Given request:
Below are entries; tally how many lines hold the string "this" and answer with only that figure.

Data provided:
** BEGIN **

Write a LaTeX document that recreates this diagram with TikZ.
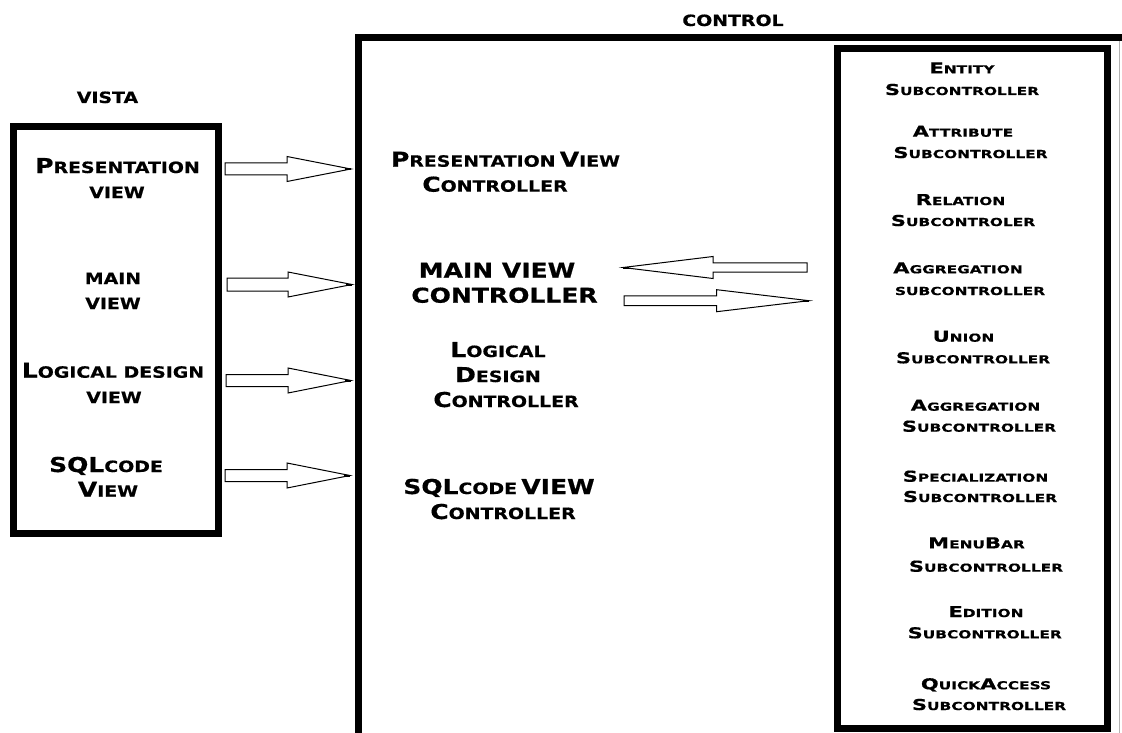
\documentclass[tikz,border=0pt]{standalone}
\usepackage{fontspec}
\newfontfamily\cpL{DejaVu Sans}[FakeStretch=1.22,FakeBold=0.6]
\newfontfamily\cpR{DejaVu Sans}[FakeStretch=1.4,FakeBold=0.5]
\newcommand\BL[1]{{\fontsize{20.5}{20.5}\selectfont #1}}
\newcommand\SL[1]{{\fontsize{15.5}{15.5}\selectfont #1}}
\newcommand\BR[1]{{\fontsize{15}{15}\selectfont #1}}
\newcommand\SR[1]{{\fontsize{11}{11}\selectfont #1}}
% block arrow: #1 name, #2 start x, #3 head base x, #4 tip x, #5 y, #6 shaft half, #7 head half
\newcommand\blockarrow[7]{%
  \coordinate (#1s) at (#2,#5);
  \coordinate (#1t) at (#4,#5);
  \draw[arrowline] (#1s) ++(0,-#6) -- (#3,#5-#6) -- (#3,#5-#7) -- (#1t)
     -- (#3,#5+#7) -- (#3,#5+#6) -- ($(#1s)+(0,#6)$) -- cycle;
  \draw[line width=2pt] ($(#1t)!6pt!(#1s)$) -- (#1t);
}
\usetikzlibrary{calc}
\begin{document}
\begin{tikzpicture}[x=1pt,y=-1pt,
  boxline/.style={draw=black,line width=7pt},
  arrowline/.style={draw=black,line width=1pt,fill=white},
  lt/.style={anchor=base,inner sep=0pt,font=\cpL\bfseries},
  rt/.style={anchor=base,inner sep=0pt,font=\cpR\bfseries}]
\useasboundingbox (0,0) rectangle (1122,733);
\fill[white] (0,0) rectangle (1122,733);

% boxes
\draw[boxline] (13.5,126.5) rectangle (218,533);
\draw[boxline] (358.5,37.5) rectangle (1126,736.5);
\draw[boxline] (837,48.5) rectangle (1107.5,728.5);
\draw[gray!60,line width=0.8pt] (1119,41) -- (1119,733);

% titles
\node[lt] (control) at (733,26) {\SL{CONTROL}};
\node[lt] (vista) at (107.5,103) {\SL{VISTA}};

% vista texts
\node[lt] (v1a) at (117.5,173) {\BL{P}\SL{RESENTATION}};
\node[lt] (v1b) at (117,198) {\SL{VIEW}};
\node[lt] (v2a) at (113,284) {\SL{MAIN}};
\node[lt] (v2b) at (113,309) {\SL{VIEW}};
\node[lt] (v3a) at (113,377.7) {\BL{L}\SL{OGICAL DESIGN}};
\node[lt] (v3b) at (114,403) {\SL{VIEW}};
\node[lt] (v4a) at (106,472) {\BL{SQL}\SL{CODE}};
\node[lt] (v4b) at (108,496.7) {\BL{V}\SL{IEW}};

% controller texts
\node[lt] (c1a) at (505.5,166.7) {\BL{P}\SL{RESENTATION} \BL{V}\SL{IEW}};
\node[lt] (c1b) at (495,191.7) {\BL{C}\SL{ONTROLLER}};
\node[lt] (c2a) at (497,277.7) {\BL{MAIN VIEW}};
\node[lt] (c2b) at (504.5,302.7) {\BL{CONTROLLER}};
\node[lt] (c3a) at (498,357) {\BL{L}\SL{OGICAL}};
\node[lt] (c3b) at (498,382) {\BL{D}\SL{ESIGN}};
\node[lt] (c3c) at (506,407) {\BL{C}\SL{ONTROLLER}};
\node[lt] (c4a) at (499,494) {\BL{SQL}\SL{CODE} \BL{VIEW}};
\node[lt] (c4b) at (503,519) {\BL{C}\SL{ONTROLLER}};

% subcontrollers
\node[rt] (r1a) at (962,73.3) {\BR{E}\SR{NTITY}};
\node[rt] (r1b) at (962,95) {\BR{S}\SR{UBCONTROLLER}};
\node[rt] (r2a) at (963,136.7) {\BR{A}\SR{TTRIBUTE}};
\node[rt] (r2b) at (970.5,158) {\BR{S}\SR{UBCONTROLLER}};
\node[rt] (r3a) at (960.5,205) {\BR{R}\SR{ELATION}};
\node[rt] (r3b) at (963,226) {\BR{S}\SR{UBCONTROLER}};
\node[rt] (r4a) at (958,273.3) {\BR{A}\SR{GGREGATION}};
\node[rt] (r4b) at (970,295) {\SR{SUBCONTROLLER}};
\node[rt] (r5a) at (963.5,341.7) {\BR{U}\SR{NION}};
\node[rt] (r5b) at (973,363.3) {\BR{S}\SR{UBCONTROLLER}};
\node[rt] (r6a) at (975.5,410.7) {\BR{A}\SR{GGREGATION}};
\node[rt] (r6b) at (979,431.7) {\BR{S}\SR{UBCONTROLLER}};
\node[rt] (r7a) at (975.5,481.7) {\BR{S}\SR{PECIALIZATION}};
\node[rt] (r7b) at (980,502) {\BR{S}\SR{UBCONTROLLER}};
\node[rt] (r8a) at (976.5,548.3) {\BR{M}\SR{ENU}\BR{B}\SR{AR}};
\node[rt] (r8b) at (986,571.7) {\BR{S}\SR{UBCONTROLLER}};
\node[rt] (r9a) at (986,617) {\BR{E}\SR{DITION}};
\node[rt] (r9b) at (984.7,638.3) {\BR{S}\SR{UBCONTROLLER}};
\node[rt] (r10a) at (986,689.3) {\BR{Q}\SR{UICK}\BR{A}\SR{CCESS}};
\node[rt] (r10b) at (989,710) {\BR{S}\SR{UBCONTROLLER}};

% block arrows
\blockarrow{a1}{225}{287}{351}{169}{6}{12.5}
\blockarrow{a2}{227}{288}{352}{284.5}{6.5}{12.5}
\blockarrow{a3}{226}{288}{351}{380.5}{6}{12.5}
\blockarrow{a4}{225}{287}{350}{475.5}{6}{12.5}
\blockarrow{a5}{807}{713}{623}{267.5}{4.7}{11}
\blockarrow{a6}{624}{716.7}{809}{300.7}{4.8}{11}
\end{tikzpicture}
\end{document}
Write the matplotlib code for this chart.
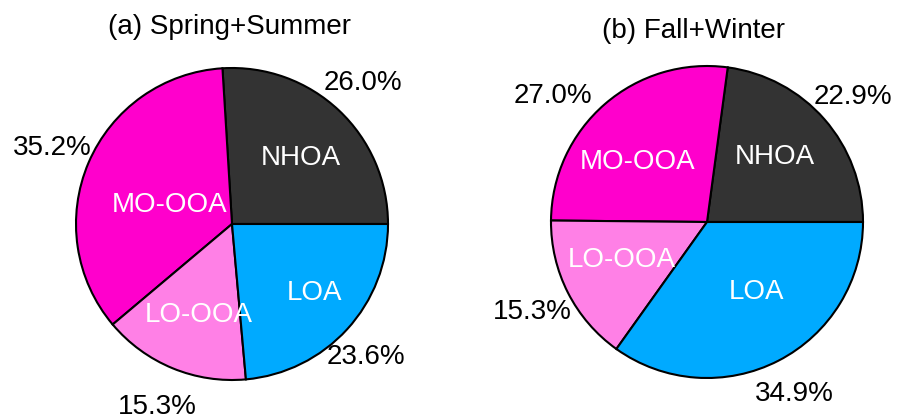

** END **

Task solution:
2